The Post reports that DHS did not respond to its request for information about how many “Special Interest Aliens” detained at the border had connections to “foreign terrorist organizations, intelligence agencies, and organized criminal syndicates.” But an analysis released by the Cato Institute last month suggests the number is low.
“Zero people were murdered or injured in terror attacks committed on U.S. soil by special interest aliens who entered illegally from 1975 through the end of 2017,” Cato found. “However, seven special interest aliens who initially entered illegally have been convicted of planning a terrorist attack on U.S. soil. They all entered illegally from Canada or jumped ship in American ports before the list of special interest countries even existed. None of them successfully carried out their attacks and none illegally crossed the Mexican border.”
“Be afraid of a terrifying threat that we cannot disclose”
As Adam Klasfeld of Courthouse News wrote, Nielsen’s thread essentially asks Americans to “Be afraid of a terrifying threat that we cannot disclose but which utterly contradicts the public data we submitted to Congress.”

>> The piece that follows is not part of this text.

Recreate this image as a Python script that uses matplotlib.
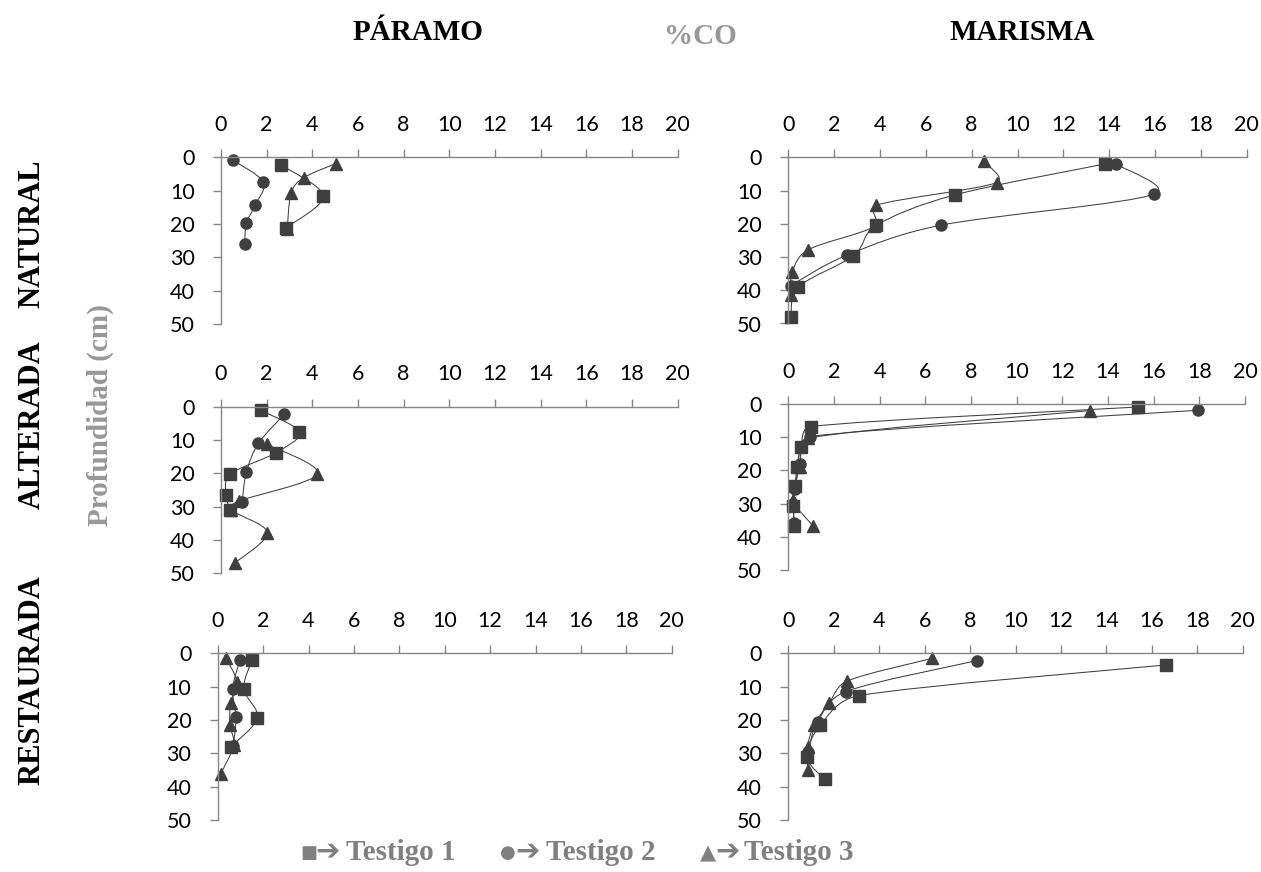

But the Trump administration continues to try to generate hysteria without any regard for the factual basis of its claims. On Tuesday morning, Vice President Mike Pence went on Good Morning America and repeated the misleading claim about “4,000 known or suspected terrorists” being “apprehended attempting to come into the United States through various means in the last year.”
After ABC’s Jonathan Karl pointed out to Pence that those people were “overwhelmingly” detained “at airports, not at the border,” Pence deflected by bringing up the equally dubious “Special Interest Aliens” numbers Nielsen pushed.
CNN’s John Berman noted that what Pence is tried to do is “tell you that people who come from Muslim countries and countries from predominantly Islamic populations are dangerous.”